REASON, THE SLEEP OF
I don't know about you, but sometimes, when I think about the world too much, it makes me just want to flop over on my desk and cross my ankles and go right to sleep, but the tips of the wings of all my little beasts who are hovering gently above me, watching kindly over me, keep tickling the back of my neck, and I can smell their warm stinky breath, so I don't fall completely asleep, unlike the man in Goya's famous etching of 1798.
REFLECTION
Whenever I approach a mirror, I cannot help but feel that my reflection has arrived there hours before me. If my reflection were waiting there to welcome me and to embrace me, that would be one thing. But I am becoming increasingly certain that my reflection gets to the mirror bright and early and lurks there, like a rapist or a murderer, in wait for me.
RESURRECTION, THE
In Rubens's miraculous tapestry from the seventeenth century, which depicts Christ emerging from his tomb three days after being crucified, the fact of the Resurrection pales before the fact of the legs of the Roman guards keeping watch, who are all wearing these short tunics, which reveal their muscular calf muscles and powerful thighs. One
forgets all about the Resurrection. One has to be reminded to pay attention to the Resurrection. The guards are cowering before the unbelievable terror and beauty of what is happening—just like me, they are frightened by beauty. My eyes linger on one soldier in particular, the hem of whose tunic is flying up, ever so slightly, and who is attempting to flee, just as I find myself doing when confronted with unbearable beauty.
RHINOCEROS, SUMATRAN
Recently, a Sumatran rhinoceros gave birth to a calf in the Los Angeles Zoo. Although this creature is said to endure captivity well, it was the first rhinoceros of its kind to be born in captivity in 112 years. Naturally this was a cause for celebration, although of a mournful kind, especially considering that of the five distinct species of rhinoceroses, most have found themselves in that terrible state of being almost extinct, nearly extinct, that is, rare.
By nature a profoundly solitary creature, the Sumatran rhinoceros is smaller than any other, standing at a height of around four feet, and weighing no more than a ton.
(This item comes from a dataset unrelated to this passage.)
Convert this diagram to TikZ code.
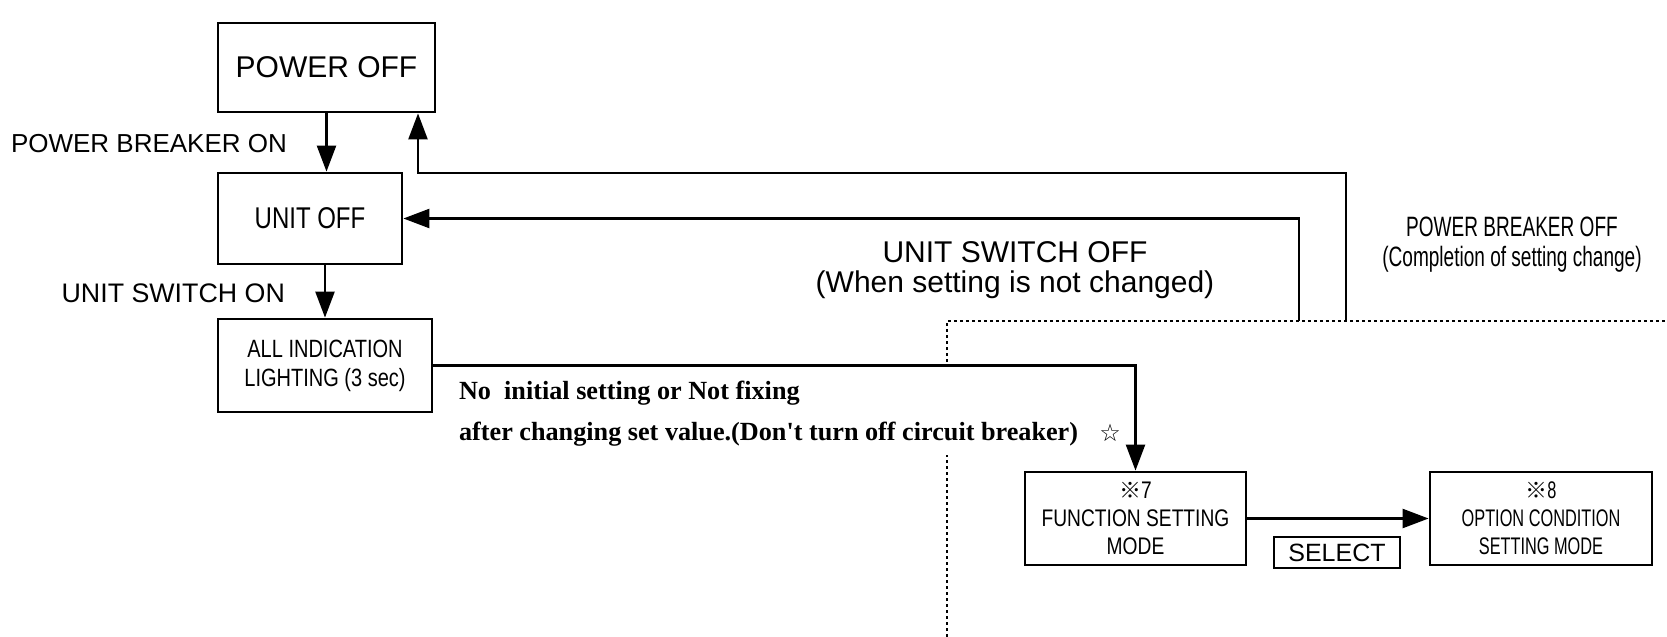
\documentclass[tikz,border=0pt]{standalone}
\usepackage{fontspec}
\setmainfont{Liberation Sans}
\newfontfamily\condfont[FakeStretch=0.8]{Liberation Sans}
\newfontfamily\slimfont[FakeStretch=0.68]{Liberation Sans}
\newfontfamily\notefont{Liberation Serif}
\newfontfamily\symfont{DejaVu Sans}
\newfontfamily\markfont{Noto Sans CJK JP}
\usetikzlibrary{arrows.meta}

\tikzset{
  statebox/.style={draw, line width=1.4pt, align=center, inner sep=0pt},
  flow/.style={line width=1.2pt, -{Triangle[length=13pt,width=9.5pt]}},
  edgelabel/.style={font=\fontsize{13}{15}\selectfont},
  note/.style={font=\notefont\bfseries\fontsize{13.1}{16}\selectfont, anchor=west},
  dotline/.style={line width=1pt, dash pattern=on 1.5pt off 1.5pt},
}

\begin{document}
\begin{tikzpicture}[x=0.5pt, y=-0.5pt]
    \useasboundingbox (0,0) rectangle (1667,637);
    \node[statebox, minimum width=108.5pt, minimum height=44.5pt, font=\fontsize{15}{18}\selectfont] (poweroff) at (326.5,67.5) {POWER OFF};
    \node[statebox, minimum width=92pt, minimum height=45.5pt, font=\condfont\fontsize{15}{18}\selectfont] (unitoff) at (310,218.5) {UNIT OFF};
    \node[statebox, minimum width=107pt, minimum height=46.5pt, font=\condfont\fontsize{12.5}{14.5}\selectfont] (allind) at (325,365.5) {ALL INDICATION\\LIGHTING (3 sec)};
    \node[statebox, minimum width=110.5pt, minimum height=46.5pt, font=\condfont\fontsize{12}{14}\selectfont] (funcmode) at (1135.5,518.5) {{\markfont\fontsize{11}{14}\selectfont ※}7\\FUNCTION SETTING\\MODE};
    \node[statebox, minimum width=111pt, minimum height=46.5pt, font=\slimfont\fontsize{12}{14}\selectfont] (optmode) at (1541,518.5) {{\markfont\fontsize{11}{14}\selectfont ※}8\\OPTION CONDITION\\SETTING MODE};
    \node[statebox, line width=1pt, minimum width=63pt, minimum height=15.5pt, font=\fontsize{12.5}{14}\selectfont] (select) at (1337,552.5) {SELECT};

    \node[edgelabel, anchor=east] (pbon) at (294,144) {POWER BREAKER ON};
    \node[edgelabel, font=\fontsize{13.4}{15}\selectfont, anchor=east] (uson) at (292,293) {UNIT SWITCH ON};
    \node[align=center, font=\fontsize{15}{15}\selectfont] (usoff) at (1015,270) {UNIT SWITCH OFF\\(When setting is not changed)};
    \node[align=center, font=\slimfont\fontsize{14}{15}\selectfont] (pboff) at (1512,245) {POWER BREAKER OFF\\(Completion of setting change)};
    \node[note] (cond1) at (452,393) {No\ \ initial setting or Not fixing};
    \node[note] (cond2) at (452,434) {after changing set value.(Don't turn off circuit breaker)};
    \node[font=\symfont\fontsize{12}{12}\selectfont] (star) at (1110,433) {☆};

    \coordinate (pturn) at (418,173);
    \coordinate (pbreak) at (1346,321);
    \coordinate (sbreak) at (1299,321);
    \coordinate (dfoot) at (947,637);
    \coordinate (dgapbot) at (947,455);
    \coordinate (dgaptop) at (947,362);
    \coordinate (dend) at (1667,321);

    \draw[flow] (poweroff.south) -- (poweroff.south |- unitoff.north);
    \draw[flow] (allind.north |- unitoff.south) -- (allind.north);
    \draw[flow] (pbreak) |- (pturn) -- (pturn |- poweroff.south);
    \draw[flow] (sbreak) |- (unitoff.east);
    \draw[flow] (allind.east) -| (funcmode.north);
    \draw[flow] (funcmode.east) -- (optmode.west);
    \draw[dotline] (dfoot) -- (dgapbot);
    \draw[dotline] (dgaptop) |- (dend);
\end{tikzpicture}
\end{document}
It has two horns, the front one being more conspicuous. Two thick folds of skin encircle its bluish gray body.
In the wild, avoiding the day and those hunters permitted to hunt it with a special license, it takes long night-walks, inexhaustibly; it eats mangoes and twists saplings to mark its territory. In a zoo, I suppose it just thinks about these things, daydreams.
I am interested in this creature, as I am interested in all beauty that is born into captivity, all species that hover on the brink of extinction but somehow find their way back.
RICKETS
When we were children our mothers went to great lengths to protect us from the disease of the bones known as rickets. So that we did not develop the conditions that result from rickets, conditions with nice names such as rosary ribs, funnel chests, knock-knees, bow legs, and chicken breasts, our mothers made sure we received plenty of calcium and direct sunlight. They tied us upside down, by our ankles, to the sun, so that we swung back and forth like pendulums. They sewed us milk dressing gowns and coats from scraps of the sun, in a concerted effort to stop our bones from becoming soft and twisting into shapes that simply were not normal.